Selanjutnya kita lihat hubungan orang
tua dengan anak. Orang tua berkorban untuk anak-anaknya; mulai dari melahirkan,
membesarkan, menafkahi, dan mendidik mereka. Jasa orang tua terhadap anaknya
tidak akan dan tidak bisa terbalaskan, seperti yang sering dikatakan orang:
'kasih anak sepanjang galah, kasih ibu sepanjang jalan.' Dengan demikian jika
kita percaya adanya ikatan karma masa lalu, orang tua membayar utang karma
kepada anak-anaknya, atau anak-anak memiliki piutang karma terhadap orang
tuanya dan mereka menagihnya dalam kehidupan yang sekarang ini. Dalam kisah
kita yang pertama, suami-isteri tukang kayu itu berutang karma sangat banyak
kepada si bungsu, terbukti dia adalah anak yang menguras harta orang tuanya
hingga ludes. Sebaliknya si sulung meskipun sudah menagih karma, dengan menjadi
anak keluarga itu, tetapi dia mampu pula membayar utang karma masa lalunya
kepada mereka berdua.
Ikatan karma masa lalu antara manusia
satu dengan manusia lainnya tidaklah sesederhana itu. Tali temali utang piutang
karma yang terjadi pada masa kehidupan lalu amatlah banyak, sehingga
meninggalkan hubungan yang kompleks. Kita mungkin pernah menyaksikan video
pendek tentang ikatan karma masa lampau, seperti kisah seorang ayah yang amat
mencintai anak perempuannya. Bisa saja anak perempuan itu dulu adalah kekasihnya,
dan sekarang mereka bisa mengungkapkan dan menuntaskan rasa cinta mereka. Jadi
jika kita menilai apakah teori ini benar, kita boleh percaya bahwa hukum karma
itu benar adanya.
Hidup sebagai suami atau isteri,
menjadi anak, atau menjadi orang tua, haruslah kita jalani selama hidup di
dunia ini. Kepada mereka yang telah memiliki pasangan hidup, apa pun yang telah
terjadi seyogianya dijalani dengan penuh tanggung jawab. Banyak suami atau
isteri yang mengeluh dan kecewa bahwa setelah membina rumah tangga hingga
belasan atau puluhan tahun, mereka mendapatkan pasangan hidup mereka tidak
seperti yang diimpikan atau dicita-citakan, seperti yang mereka harapkan
sewaktu masa pacaran dulu. Namun haruslah diingat prinsip Tiongkok kuno berikut
ini: 无债不来, 無緣不緊 (Wú zhài bù lái,
Wú yuán bù jǐn), yang maknanya 'tidak ada utang-piutang, tidak ada pula takdir-hubungan'.

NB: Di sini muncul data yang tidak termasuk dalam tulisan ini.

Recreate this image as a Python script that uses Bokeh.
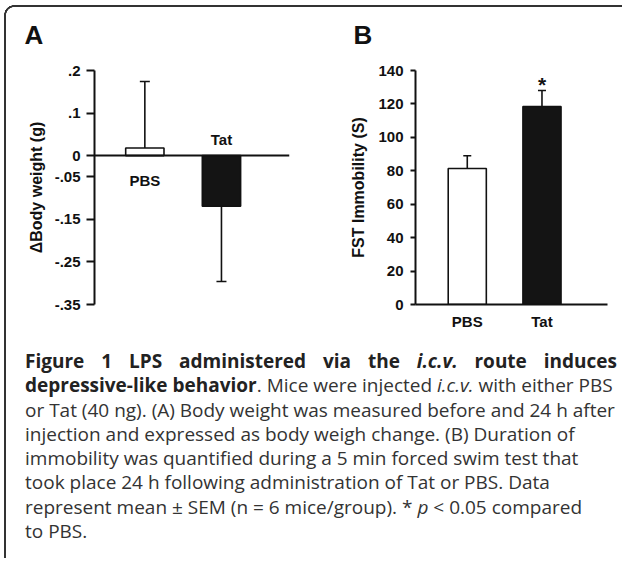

Jadi walaupun Anda merasa tidak puas, tetaplah utang atau piutang harus
diselesaikan hingga lunas. Tidak perlu ada penyesalan, bersabarlah, dan
tunaikan apa yang menjadi kewajiban Anda sekarang, hingga semuanya terbayar
lunas. Kapan utang-piutang itu lunas? Umumnya setelah satu pihak sudah
meninggal dunia, utang-piutang karma ikut lunas, karena jarang terjadi orang
yang menjadi isteri atau suami Anda sekarang akan terus menjadi pasangan hidup
Anda lagi di kehidupan yang akan datang.